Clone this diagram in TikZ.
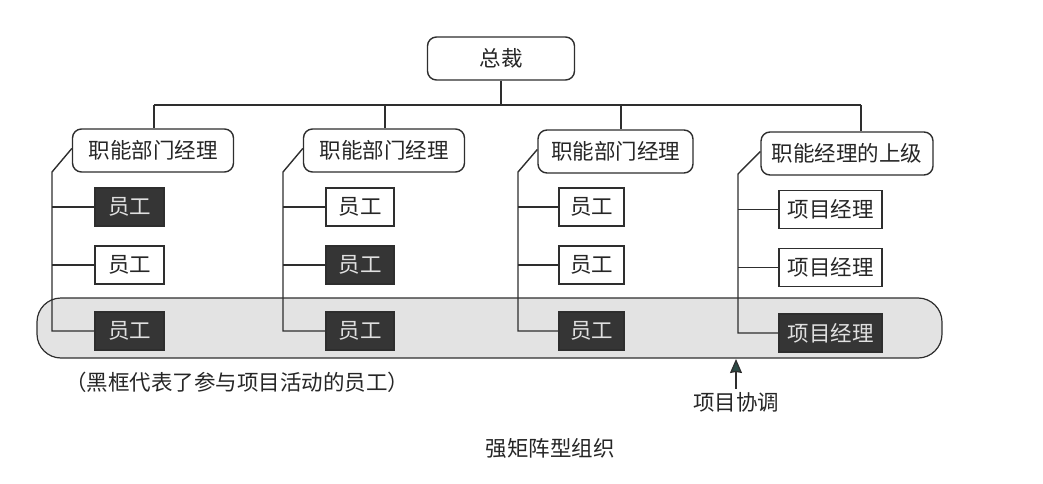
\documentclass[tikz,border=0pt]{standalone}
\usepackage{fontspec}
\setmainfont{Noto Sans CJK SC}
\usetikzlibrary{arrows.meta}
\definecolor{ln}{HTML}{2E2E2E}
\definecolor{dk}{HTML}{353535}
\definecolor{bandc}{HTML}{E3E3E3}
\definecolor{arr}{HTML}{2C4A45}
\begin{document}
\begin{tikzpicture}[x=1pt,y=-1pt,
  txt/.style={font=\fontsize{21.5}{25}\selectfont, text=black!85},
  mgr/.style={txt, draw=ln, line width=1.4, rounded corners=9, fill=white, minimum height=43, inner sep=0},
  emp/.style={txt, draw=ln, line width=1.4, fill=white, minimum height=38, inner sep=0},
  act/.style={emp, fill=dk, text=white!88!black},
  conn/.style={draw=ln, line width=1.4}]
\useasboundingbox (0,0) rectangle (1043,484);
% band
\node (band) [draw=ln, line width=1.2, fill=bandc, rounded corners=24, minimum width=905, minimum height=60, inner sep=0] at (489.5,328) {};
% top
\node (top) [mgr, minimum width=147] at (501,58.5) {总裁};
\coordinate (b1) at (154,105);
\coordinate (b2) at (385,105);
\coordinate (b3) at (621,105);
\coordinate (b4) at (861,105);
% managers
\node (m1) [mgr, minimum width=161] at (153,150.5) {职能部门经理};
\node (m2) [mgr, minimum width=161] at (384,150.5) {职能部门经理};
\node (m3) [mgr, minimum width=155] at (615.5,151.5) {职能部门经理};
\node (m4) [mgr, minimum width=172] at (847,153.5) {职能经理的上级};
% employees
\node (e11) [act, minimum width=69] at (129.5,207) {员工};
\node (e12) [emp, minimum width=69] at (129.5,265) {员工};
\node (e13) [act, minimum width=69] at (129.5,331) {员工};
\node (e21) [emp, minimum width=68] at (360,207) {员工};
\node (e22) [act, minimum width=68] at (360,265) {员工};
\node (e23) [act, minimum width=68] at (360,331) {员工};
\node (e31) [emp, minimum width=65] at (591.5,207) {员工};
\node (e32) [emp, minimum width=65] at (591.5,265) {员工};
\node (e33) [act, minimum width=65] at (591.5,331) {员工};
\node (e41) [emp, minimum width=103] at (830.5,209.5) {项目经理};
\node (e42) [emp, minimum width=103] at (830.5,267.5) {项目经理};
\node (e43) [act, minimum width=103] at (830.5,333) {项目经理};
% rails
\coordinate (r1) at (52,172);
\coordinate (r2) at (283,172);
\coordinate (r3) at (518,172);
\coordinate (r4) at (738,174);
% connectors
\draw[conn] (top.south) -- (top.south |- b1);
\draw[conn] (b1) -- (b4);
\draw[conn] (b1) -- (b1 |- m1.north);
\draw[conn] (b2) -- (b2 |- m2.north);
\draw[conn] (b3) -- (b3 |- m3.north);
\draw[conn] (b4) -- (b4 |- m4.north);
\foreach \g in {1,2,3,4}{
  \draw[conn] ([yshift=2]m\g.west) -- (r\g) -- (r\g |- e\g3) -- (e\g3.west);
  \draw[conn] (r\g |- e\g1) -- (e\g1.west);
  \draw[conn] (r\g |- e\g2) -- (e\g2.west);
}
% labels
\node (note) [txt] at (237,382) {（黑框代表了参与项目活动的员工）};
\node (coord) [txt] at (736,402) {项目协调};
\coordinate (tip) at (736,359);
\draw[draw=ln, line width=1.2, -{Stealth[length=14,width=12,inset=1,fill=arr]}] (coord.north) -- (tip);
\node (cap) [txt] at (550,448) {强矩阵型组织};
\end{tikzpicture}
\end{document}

------------------------

What you should do:
Retype the data above exactly; pictures are not part of the copy.

Result:
Clone this diagram in TikZ.
\documentclass[tikz,border=0pt]{standalone}
\usepackage{fontspec}
\setmainfont{Noto Sans CJK SC}
\usetikzlibrary{arrows.meta}
\definecolor{ln}{HTML}{2E2E2E}
\definecolor{dk}{HTML}{353535}
\definecolor{bandc}{HTML}{E3E3E3}
\definecolor{arr}{HTML}{2C4A45}
\begin{document}
\begin{tikzpicture}[x=1pt,y=-1pt,
  txt/.style={font=\fontsize{21.5}{25}\selectfont, text=black!85},
  mgr/.style={txt, draw=ln, line width=1.4, rounded corners=9, fill=white, minimum height=43, inner sep=0},
  emp/.style={txt, draw=ln, line width=1.4, fill=white, minimum height=38, inner sep=0},
  act/.style={emp, fill=dk, text=white!88!black},
  conn/.style={draw=ln, line width=1.4}]
\useasboundingbox (0,0) rectangle (1043,484);
% band
\node (band) [draw=ln, line width=1.2, fill=bandc, rounded corners=24, minimum width=905, minimum height=60, inner sep=0] at (489.5,328) {};
% top
\node (top) [mgr, minimum width=147] at (501,58.5) {总裁};
\coordinate (b1) at (154,105);
\coordinate (b2) at (385,105);
\coordinate (b3) at (621,105);
\coordinate (b4) at (861,105);
% managers
\node (m1) [mgr, minimum width=161] at (153,150.5) {职能部门经理};
\node (m2) [mgr, minimum width=161] at (384,150.5) {职能部门经理};
\node (m3) [mgr, minimum width=155] at (615.5,151.5) {职能部门经理};
\node (m4) [mgr, minimum width=172] at (847,153.5) {职能经理的上级};
% employees
\node (e11) [act, minimum width=69] at (129.5,207) {员工};
\node (e12) [emp, minimum width=69] at (129.5,265) {员工};
\node (e13) [act, minimum width=69] at (129.5,331) {员工};
\node (e21) [emp, minimum width=68] at (360,207) {员工};
\node (e22) [act, minimum width=68] at (360,265) {员工};
\node (e23) [act, minimum width=68] at (360,331) {员工};
\node (e31) [emp, minimum width=65] at (591.5,207) {员工};
\node (e32) [emp, minimum width=65] at (591.5,265) {员工};
\node (e33) [act, minimum width=65] at (591.5,331) {员工};
\node (e41) [emp, minimum width=103] at (830.5,209.5) {项目经理};
\node (e42) [emp, minimum width=103] at (830.5,267.5) {项目经理};
\node (e43) [act, minimum width=103] at (830.5,333) {项目经理};
% rails
\coordinate (r1) at (52,172);
\coordinate (r2) at (283,172);
\coordinate (r3) at (518,172);
\coordinate (r4) at (738,174);
% connectors
\draw[conn] (top.south) -- (top.south |- b1);
\draw[conn] (b1) -- (b4);
\draw[conn] (b1) -- (b1 |- m1.north);
\draw[conn] (b2) -- (b2 |- m2.north);
\draw[conn] (b3) -- (b3 |- m3.north);
\draw[conn] (b4) -- (b4 |- m4.north);
\foreach \g in {1,2,3,4}{
  \draw[conn] ([yshift=2]m\g.west) -- (r\g) -- (r\g |- e\g3) -- (e\g3.west);
  \draw[conn] (r\g |- e\g1) -- (e\g1.west);
  \draw[conn] (r\g |- e\g2) -- (e\g2.west);
}
% labels
\node (note) [txt] at (237,382) {（黑框代表了参与项目活动的员工）};
\node (coord) [txt] at (736,402) {项目协调};
\coordinate (tip) at (736,359);
\draw[draw=ln, line width=1.2, -{Stealth[length=14,width=12,inset=1,fill=arr]}] (coord.north) -- (tip);
\node (cap) [txt] at (550,448) {强矩阵型组织};
\end{tikzpicture}
\end{document}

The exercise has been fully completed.